Grid-scale sodium-ion battery storage system installed in eastern Wisconsin power facility

Wisconsin Pilots New Sodium Battery That Cuts Costs in Half

🤯 Mind Blown

A groundbreaking battery storage system just went live on Wisconsin's power grid, and it could slash the cost of storing clean energy by 50%. The secret? Sodium instead of lithium, and a design so simple it doesn't even need air conditioning.

Energy storage is about to get a whole lot cheaper, and Wisconsin is leading the charge.

Peak Energy and global power company RWE Americas just launched the Midwest's first sodium-ion battery storage system in eastern Wisconsin. Unlike the lithium-ion batteries most grids rely on, this new technology uses sodium, an abundant element that's far less expensive and doesn't require the complex cooling systems that drive up costs.

The math is compelling. Peak Energy says its sodium-ion system cuts the lifetime cost of stored energy by about $70 per kilowatt-hour, roughly half what conventional battery systems cost today. That savings comes from eliminating energy-hungry air conditioning units, slashing maintenance requirements, and reducing the need to overbuild capacity to compensate for battery wear over time.

The timing couldn't be better. Like most of the country, Wisconsin and the broader Midwest region are seeing electricity demand surge while grid storage remains scarce. That mismatch drives up energy costs for everyone.

Wisconsin Pilots New Sodium Battery That Cuts Costs in Half

Research shows that adding just 10 gigawatt-hours of battery storage across the Midwest over the next decade could save the region $27 billion compared to operating without it. If those batteries use Peak's sodium technology instead of traditional lithium systems, the savings jump by another 25%.

The Ripple Effect

This pilot matters because grid batteries are becoming essential infrastructure as more wind and solar power comes online. They store electricity when production is high and demand is low, then release it during peak hours when prices spike. That helps keep the grid stable and prevents utilities from making expensive emergency power purchases.

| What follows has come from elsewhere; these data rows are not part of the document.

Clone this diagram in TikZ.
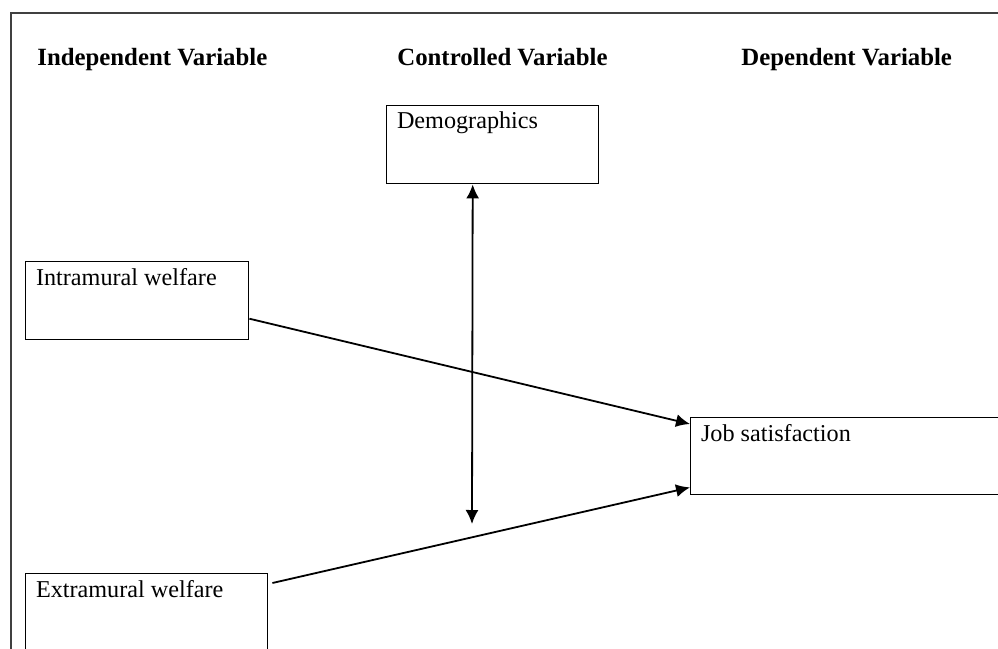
\documentclass[tikz,border=0pt]{standalone}
\usepackage{fontspec}
\setmainfont{Liberation Serif}
\usetikzlibrary{arrows.meta}

\tikzset{
  varbox/.style={draw, line width=0.7pt, inner sep=0pt, anchor=north west},
  boxtext/.style={anchor=north west, inner xsep=5.3pt, inner ysep=3.3pt, font=\fontsize{12.1}{14}\selectfont},
  header/.style={anchor=base west, inner sep=0pt, font=\fontsize{12.4}{14}\selectfont\bfseries},
  link/.style={line width=0.9pt, -{Latex[length=7pt,width=6.5pt]}},
}

\begin{document}
\begin{tikzpicture}[x=0.5pt, y=-0.5pt]
        \useasboundingbox (0,0) rectangle (998,649);
        \clip (0,0) rectangle (998,649);

        % frame
        \draw[line width=1.2pt, black!75] (11,13) rectangle (1010,670);

        % header
        \node[header] (indep) at (37,65) {Independent Variable};
        \node[header] (contr) at (397,65) {Controlled Variable};
        \node[header] (dep) at (741,65) {Dependent Variable};

        % boxes
        \node[varbox, minimum width=106pt, minimum height=39pt, label={[boxtext]north west:Demographics}] (demo) at (386,105) {};
        \node[varbox, minimum width=111.5pt, minimum height=39pt, label={[boxtext]north west:Intramural welfare}] (intra) at (25,261) {};
        \node[varbox, minimum width=170pt, minimum height=38.5pt, label={[boxtext]north west:Job satisfaction}] (job) at (690,417) {};
        \node[varbox, minimum width=121pt, minimum height=39pt, label={[boxtext]north west:Extramural welfare}] (extra) at (25,573) {};

        % arrows
        \draw[link] ([yshift=-9pt]intra.east) -- ([yshift=-3.5pt]job.north west);
        \draw[link] ([xshift=2pt, yshift=-5pt]extra.north east) -- ([yshift=4pt]job.south west);

        % controlled
        \coordinate (ctrl-end) at (472,524);
        \draw[link, {Latex[length=7pt,width=6.5pt]}-{Latex[length=7pt,width=6.5pt]}] ([xshift=-10pt]demo.south) -- (ctrl-end);
\end{tikzpicture}
\end{document}
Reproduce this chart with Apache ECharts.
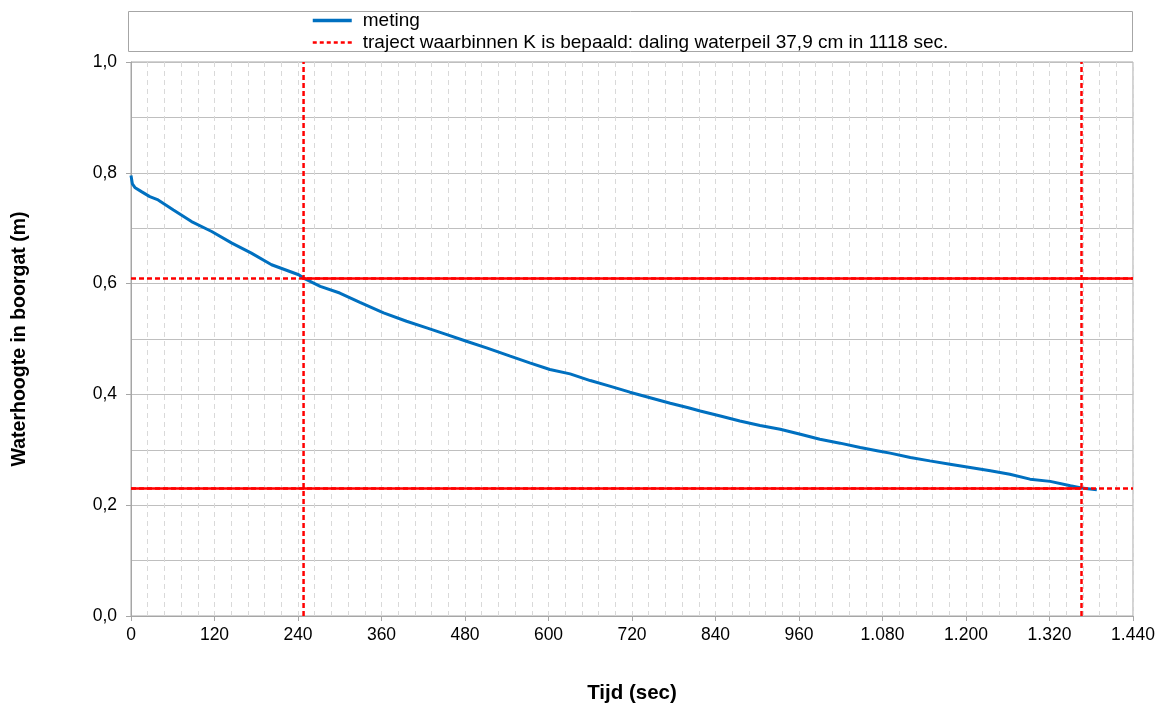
<!DOCTYPE html>
<html>
<head>
<meta charset="utf-8">
<script src="https://cdn.jsdelivr.net/npm/echarts@6/dist/echarts.min.js"></script>
<style>
  html, body { margin: 0; padding: 0; background: #fff; }
  #chart { width: 1169px; height: 709px; }
</style>
</head>
<body>
<div id="chart"></div>
<script>
// Falling-head test: water level in the borehole over time
const timeSec = [0, 2, 6, 15, 27, 39, 61, 87, 116, 145, 173, 202, 241, 248, 272, 300, 329, 363,
  396, 425, 454, 482, 511, 545, 573, 602, 631, 660, 688, 717, 746, 775, 801, 818, 847, 875,
  904, 933, 962, 990, 1019, 1048, 1074, 1091, 1120, 1148, 1177, 1206, 1235, 1263, 1292,
  1321, 1350, 1366, 1388];
const levelM = [0.795, 0.780, 0.773, 0.766, 0.757, 0.751, 0.733, 0.712, 0.694, 0.673, 0.655,
  0.634, 0.616, 0.610, 0.595, 0.583, 0.566, 0.547, 0.532, 0.520, 0.508, 0.496, 0.484, 0.469,
  0.457, 0.445, 0.437, 0.425, 0.415, 0.404, 0.394, 0.384, 0.376, 0.370, 0.361, 0.352, 0.344,
  0.337, 0.328, 0.319, 0.312, 0.304, 0.298, 0.294, 0.286, 0.280, 0.274, 0.268, 0.262, 0.256,
  0.247, 0.243, 0.235, 0.231, 0.228];

// Interval used to determine K
const rangeStartSec = 248;
const rangeEndSec = 1366;
const rangeTopM = 0.609;
const rangeBottomM = 0.230;

const xMax = 1440;
const yMax = 1.0;

const seriesMeting = 'meting';
const seriesRange = 'traject waarbinnen K is bepaald: daling waterpeil 37,9 cm in 1118 sec.';

const FONT = 'Liberation Sans, Arial, sans-serif';
const RED = '#FF0000';
const BLUE = '#0070C0';
const dash = [5, 3];

function redLine(points, type) {
  return {
    name: seriesRange,
    type: 'line',
    data: points,
    symbol: 'none',
    silent: true,
    animation: false,
    itemStyle: { color: RED },
    lineStyle: { color: RED, width: 2.5, type: type || dash },
    z: 3
  };
}

const chart = echarts.init(document.getElementById('chart'), null, { renderer: 'canvas' });

chart.setOption({
  backgroundColor: '#fff',
  animation: false,
  graphic: [{
    type: 'rect',
    shape: { x: 128.5, y: 11.5, width: 1004, height: 40 },
    style: { fill: '#fff', stroke: '#A6A6A6', lineWidth: 1 },
    z: -1
  }],
  legend: {
    left: 311,
    top: 11,
    orient: 'vertical',
    itemWidth: 39,
    itemHeight: 14,
    itemGap: 3,
    padding: 0,
    itemStyle: { opacity: 0 },
    textStyle: { fontFamily: FONT, fontSize: 19, lineHeight: 18, color: '#000', padding: [0, 0, 0, 6] },
    data: [
      { name: seriesMeting, lineStyle: { width: 3.5, color: BLUE, type: 'solid' } },
      { name: seriesRange, lineStyle: { width: 2.5, color: RED, type: [4, 3] } }
    ]
  },
  grid: {
    left: 131, right: 36, top: 62, bottom: 92,
    show: true, borderColor: '#A6A6A6', borderWidth: 1, backgroundColor: 'transparent'
  },
  xAxis: {
    type: 'value',
    min: 0, max: xMax, interval: 120,
    name: 'Tijd (sec)',
    nameLocation: 'middle',
    nameGap: 67,
    nameTextStyle: { fontFamily: FONT, fontSize: 20.5, fontWeight: 'bold', color: '#000' },
    axisLine: { lineStyle: { color: '#A6A6A6', width: 1 } },
    axisTick: { show: true, inside: false, length: 5, lineStyle: { color: '#A6A6A6' } },
    axisLabel: {
      fontFamily: FONT, fontSize: 17.5, color: '#000', margin: 10,
      formatter: v => v >= 1000 ? Math.floor(v / 1000) + '.' + String(v % 1000).padStart(3, '0') : String(v)
    },
    splitLine: { show: true, lineStyle: { color: '#D9D9D9', type: [5, 4], width: 1 } },
    minorTick: { show: false, splitNumber: 5 },
    minorSplitLine: { show: true, lineStyle: { color: '#D9D9D9', type: [5, 4], width: 1 } }
  },
  yAxis: {
    type: 'value',
    min: 0, max: yMax, interval: 0.2,
    name: 'Waterhoogte in boorgat (m)',
    nameLocation: 'middle',
    nameGap: 101,
    nameRotate: 90,
    nameTextStyle: { fontFamily: FONT, fontSize: 19.5, fontWeight: 'bold', color: '#000' },
    axisLine: { show: true, lineStyle: { color: '#A6A6A6', width: 1 } },
    axisTick: { show: true, inside: false, length: 5, lineStyle: { color: '#A6A6A6' } },
    axisLabel: {
      fontFamily: FONT, fontSize: 17.5, color: '#000', margin: 14,
      formatter: v => v.toFixed(1).replace('.', ',')
    },
    splitLine: { show: true, lineStyle: { color: '#BFBFBF', width: 1 } },
    minorTick: { show: false, splitNumber: 2 },
    minorSplitLine: { show: true, lineStyle: { color: '#BFBFBF', width: 1 } }
  },
  series: [
    {
      name: seriesMeting,
      type: 'line',
      data: timeSec.map((t, i) => [t, levelM[i]]),
      symbol: 'none',
      lineStyle: { color: BLUE, width: 3 },
      itemStyle: { color: BLUE },
      z: 2
    },
    redLine([[rangeStartSec, 0], [rangeStartSec, yMax]]),
    redLine([[rangeEndSec, 0], [rangeEndSec, yMax]]),
    redLine([[0, rangeTopM], [xMax, rangeTopM]]),
    redLine([[0, rangeBottomM], [xMax, rangeBottomM]]),
    // overlapping dashes along the measured interval read as a continuous line
    redLine([[rangeStartSec, rangeTopM], [xMax, rangeTopM]], 'solid'),
    redLine([[0, rangeBottomM], [rangeEndSec, rangeBottomM]], 'solid')
  ]
});
</script>
</body>
</html>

The sodium-ion design works because the chemistry is inherently more stable than lithium. The batteries can operate across a wide temperature range without losing performance, which means they can sit outdoors in Wisconsin winters without expensive climate control. That simplicity translates directly into lower costs for utilities and, eventually, for customers paying their power bills.

RWE Americas, which operates 13 gigawatts of energy assets across the US, will test how the technology performs under real grid conditions. "Peak's innovations, enabled by sodium-ion batteries, greatly reduce energy storage costs, enabling lower cost energy delivery to Wisconsin residents," said Peak Energy CEO Landon Mossburg.

If the Wisconsin pilot succeeds, it could open the door to widespread adoption of sodium-ion batteries for large-scale storage nationwide, making clean energy more affordable and reliable for millions of Americans.